## The exercise
Show every line containing "this" by copying it.

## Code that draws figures
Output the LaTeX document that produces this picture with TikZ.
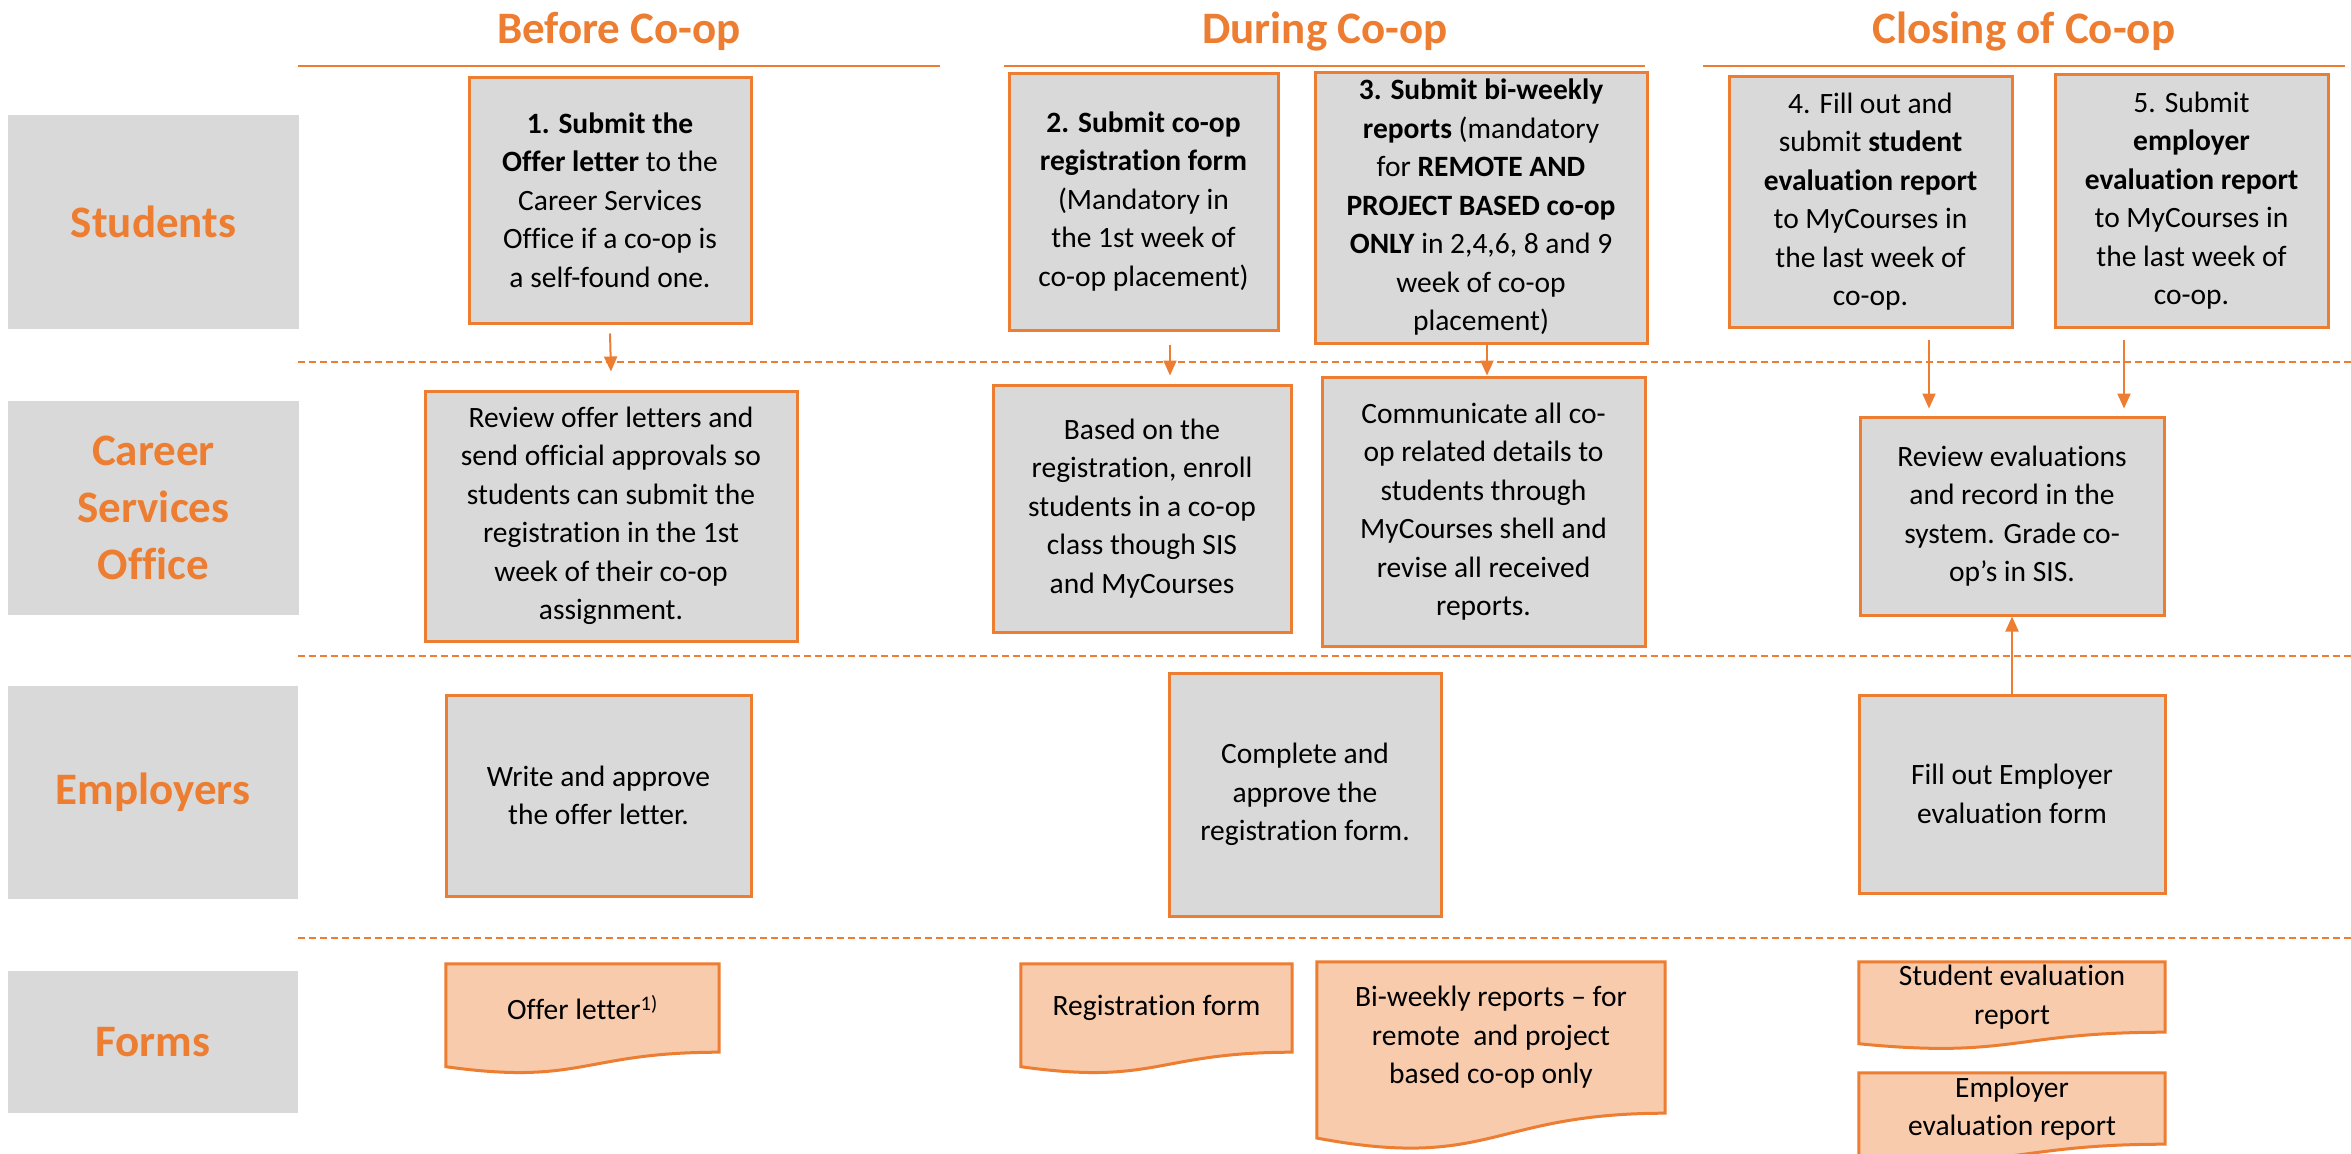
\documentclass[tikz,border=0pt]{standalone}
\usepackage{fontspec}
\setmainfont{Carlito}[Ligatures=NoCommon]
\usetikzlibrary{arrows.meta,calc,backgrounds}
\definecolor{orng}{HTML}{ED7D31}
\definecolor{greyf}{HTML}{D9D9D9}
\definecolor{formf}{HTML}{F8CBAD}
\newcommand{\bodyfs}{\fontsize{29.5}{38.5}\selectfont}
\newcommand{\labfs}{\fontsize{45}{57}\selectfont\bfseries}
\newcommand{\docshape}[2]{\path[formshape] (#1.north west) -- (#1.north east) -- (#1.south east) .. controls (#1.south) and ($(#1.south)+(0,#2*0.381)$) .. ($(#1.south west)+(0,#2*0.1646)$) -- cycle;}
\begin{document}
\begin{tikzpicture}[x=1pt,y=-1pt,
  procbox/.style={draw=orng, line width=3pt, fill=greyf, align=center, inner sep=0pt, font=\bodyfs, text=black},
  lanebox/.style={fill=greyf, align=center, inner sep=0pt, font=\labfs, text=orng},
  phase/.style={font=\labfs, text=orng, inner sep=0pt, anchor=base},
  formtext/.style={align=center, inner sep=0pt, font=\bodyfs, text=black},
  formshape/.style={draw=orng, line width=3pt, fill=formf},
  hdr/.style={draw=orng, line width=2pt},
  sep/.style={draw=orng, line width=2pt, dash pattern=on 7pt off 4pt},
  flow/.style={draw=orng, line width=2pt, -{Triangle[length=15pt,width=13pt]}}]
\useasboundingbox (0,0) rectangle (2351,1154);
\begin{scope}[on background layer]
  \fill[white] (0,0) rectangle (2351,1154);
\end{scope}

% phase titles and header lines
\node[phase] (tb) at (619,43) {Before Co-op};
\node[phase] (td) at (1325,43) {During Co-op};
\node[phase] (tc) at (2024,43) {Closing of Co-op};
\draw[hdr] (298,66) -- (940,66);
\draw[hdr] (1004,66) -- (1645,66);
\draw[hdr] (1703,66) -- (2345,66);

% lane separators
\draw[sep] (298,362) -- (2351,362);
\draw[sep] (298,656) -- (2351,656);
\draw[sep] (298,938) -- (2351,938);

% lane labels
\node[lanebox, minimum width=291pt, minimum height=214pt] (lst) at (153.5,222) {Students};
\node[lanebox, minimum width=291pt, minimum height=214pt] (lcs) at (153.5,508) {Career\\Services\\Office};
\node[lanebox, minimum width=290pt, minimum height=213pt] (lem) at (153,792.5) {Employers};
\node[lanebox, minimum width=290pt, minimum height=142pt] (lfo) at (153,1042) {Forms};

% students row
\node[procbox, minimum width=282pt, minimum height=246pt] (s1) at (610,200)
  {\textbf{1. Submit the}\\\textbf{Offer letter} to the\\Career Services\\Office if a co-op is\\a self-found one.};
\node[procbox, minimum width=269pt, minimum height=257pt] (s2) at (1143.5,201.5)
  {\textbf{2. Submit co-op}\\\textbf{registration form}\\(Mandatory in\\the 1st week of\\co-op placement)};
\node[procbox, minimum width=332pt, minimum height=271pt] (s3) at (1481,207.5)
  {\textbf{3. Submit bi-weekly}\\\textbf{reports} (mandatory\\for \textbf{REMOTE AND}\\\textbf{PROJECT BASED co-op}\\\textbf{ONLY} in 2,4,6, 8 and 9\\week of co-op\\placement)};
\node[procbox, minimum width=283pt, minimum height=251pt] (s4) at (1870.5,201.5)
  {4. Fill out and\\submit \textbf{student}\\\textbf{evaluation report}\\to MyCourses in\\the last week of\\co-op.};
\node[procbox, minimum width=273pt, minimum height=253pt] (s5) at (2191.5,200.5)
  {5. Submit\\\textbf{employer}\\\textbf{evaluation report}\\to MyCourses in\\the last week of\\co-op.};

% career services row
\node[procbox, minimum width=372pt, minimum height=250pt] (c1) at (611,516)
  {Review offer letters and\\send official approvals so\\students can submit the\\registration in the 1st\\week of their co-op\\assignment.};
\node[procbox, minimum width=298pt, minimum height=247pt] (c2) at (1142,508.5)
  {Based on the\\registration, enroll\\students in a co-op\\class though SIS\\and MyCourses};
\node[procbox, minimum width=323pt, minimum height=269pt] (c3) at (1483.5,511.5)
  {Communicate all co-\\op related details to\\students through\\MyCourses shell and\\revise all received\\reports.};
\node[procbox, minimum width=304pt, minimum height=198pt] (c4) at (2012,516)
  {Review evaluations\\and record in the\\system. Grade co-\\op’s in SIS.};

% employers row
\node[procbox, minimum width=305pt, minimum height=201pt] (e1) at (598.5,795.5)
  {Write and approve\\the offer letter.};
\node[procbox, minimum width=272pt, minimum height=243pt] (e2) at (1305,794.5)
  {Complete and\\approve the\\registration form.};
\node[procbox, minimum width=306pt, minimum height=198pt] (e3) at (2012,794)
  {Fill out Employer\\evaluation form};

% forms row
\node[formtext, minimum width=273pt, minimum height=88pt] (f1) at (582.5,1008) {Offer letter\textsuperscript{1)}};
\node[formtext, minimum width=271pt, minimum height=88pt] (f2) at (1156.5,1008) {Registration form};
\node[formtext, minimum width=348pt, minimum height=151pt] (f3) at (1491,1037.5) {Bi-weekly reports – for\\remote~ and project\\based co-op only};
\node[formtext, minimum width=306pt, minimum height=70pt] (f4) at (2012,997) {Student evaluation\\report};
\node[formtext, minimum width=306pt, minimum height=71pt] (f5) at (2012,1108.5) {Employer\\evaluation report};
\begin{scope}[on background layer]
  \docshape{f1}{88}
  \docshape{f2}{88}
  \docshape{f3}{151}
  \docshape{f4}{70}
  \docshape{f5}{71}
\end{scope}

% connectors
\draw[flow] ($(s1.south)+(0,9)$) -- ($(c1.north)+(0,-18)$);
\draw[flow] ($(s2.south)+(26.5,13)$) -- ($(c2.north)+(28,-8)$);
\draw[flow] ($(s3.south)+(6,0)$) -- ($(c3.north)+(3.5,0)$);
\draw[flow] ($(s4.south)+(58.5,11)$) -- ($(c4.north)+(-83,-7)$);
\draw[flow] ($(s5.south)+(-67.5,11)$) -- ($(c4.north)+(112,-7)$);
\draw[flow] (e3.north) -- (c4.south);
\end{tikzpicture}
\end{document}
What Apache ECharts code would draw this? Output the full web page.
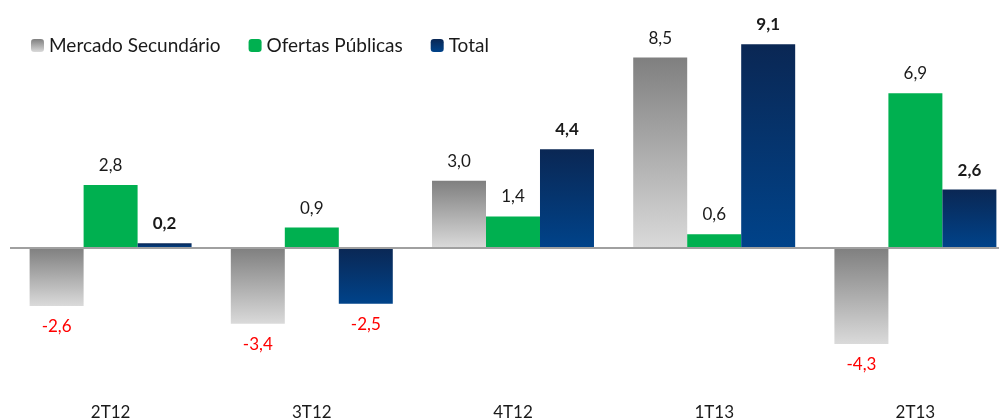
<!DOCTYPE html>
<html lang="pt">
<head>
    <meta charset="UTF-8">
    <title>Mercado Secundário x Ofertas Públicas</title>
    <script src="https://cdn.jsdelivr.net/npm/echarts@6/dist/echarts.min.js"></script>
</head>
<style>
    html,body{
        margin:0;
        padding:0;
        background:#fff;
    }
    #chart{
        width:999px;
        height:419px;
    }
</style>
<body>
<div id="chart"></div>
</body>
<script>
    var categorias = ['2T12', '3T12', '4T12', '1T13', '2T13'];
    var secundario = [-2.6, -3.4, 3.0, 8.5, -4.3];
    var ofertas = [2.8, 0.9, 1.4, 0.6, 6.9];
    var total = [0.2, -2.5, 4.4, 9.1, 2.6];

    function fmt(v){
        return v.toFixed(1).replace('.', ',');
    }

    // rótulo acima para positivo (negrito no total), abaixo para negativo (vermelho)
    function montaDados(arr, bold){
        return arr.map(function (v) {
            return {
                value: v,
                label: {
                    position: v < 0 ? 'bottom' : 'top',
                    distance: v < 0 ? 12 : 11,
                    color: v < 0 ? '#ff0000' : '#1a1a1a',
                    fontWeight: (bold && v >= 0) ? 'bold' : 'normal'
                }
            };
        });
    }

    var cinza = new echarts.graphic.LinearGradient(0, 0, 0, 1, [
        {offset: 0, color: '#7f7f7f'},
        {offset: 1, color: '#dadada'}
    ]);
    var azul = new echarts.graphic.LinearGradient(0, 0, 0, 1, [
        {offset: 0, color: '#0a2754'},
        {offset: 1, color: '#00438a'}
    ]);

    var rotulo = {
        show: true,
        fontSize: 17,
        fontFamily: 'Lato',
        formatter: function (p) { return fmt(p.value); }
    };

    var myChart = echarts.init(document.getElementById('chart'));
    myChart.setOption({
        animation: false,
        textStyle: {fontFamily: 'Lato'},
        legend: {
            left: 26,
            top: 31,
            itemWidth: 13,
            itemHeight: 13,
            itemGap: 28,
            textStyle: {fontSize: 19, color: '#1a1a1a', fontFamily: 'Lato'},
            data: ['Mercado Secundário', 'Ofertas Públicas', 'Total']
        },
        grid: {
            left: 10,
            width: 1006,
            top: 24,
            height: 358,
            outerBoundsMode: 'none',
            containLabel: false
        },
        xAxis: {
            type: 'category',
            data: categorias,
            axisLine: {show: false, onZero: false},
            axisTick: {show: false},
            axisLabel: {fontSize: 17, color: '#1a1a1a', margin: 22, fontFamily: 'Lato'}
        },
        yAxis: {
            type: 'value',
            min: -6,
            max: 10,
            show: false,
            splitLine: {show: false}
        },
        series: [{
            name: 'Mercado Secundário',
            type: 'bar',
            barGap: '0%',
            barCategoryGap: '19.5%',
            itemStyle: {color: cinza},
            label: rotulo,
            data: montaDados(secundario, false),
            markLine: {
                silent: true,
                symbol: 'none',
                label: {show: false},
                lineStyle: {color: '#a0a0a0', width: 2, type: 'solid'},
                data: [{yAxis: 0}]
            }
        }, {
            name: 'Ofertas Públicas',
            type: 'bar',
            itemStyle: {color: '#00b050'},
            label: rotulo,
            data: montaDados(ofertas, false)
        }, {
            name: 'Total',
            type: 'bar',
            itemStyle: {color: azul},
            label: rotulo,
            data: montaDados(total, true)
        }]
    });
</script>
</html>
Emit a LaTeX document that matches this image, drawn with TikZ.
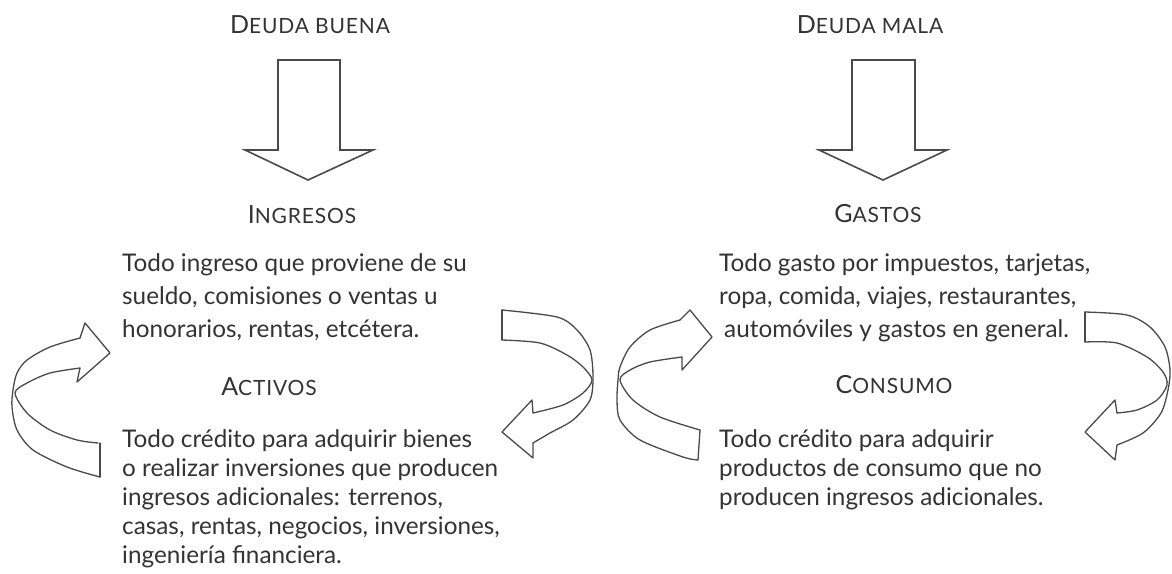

## Finished answer
Output the LaTeX document that produces this picture with TikZ.
What Apache ECharts code would draw this? Output the full web page.
Emit a LaTeX document that matches this image, drawn with TikZ.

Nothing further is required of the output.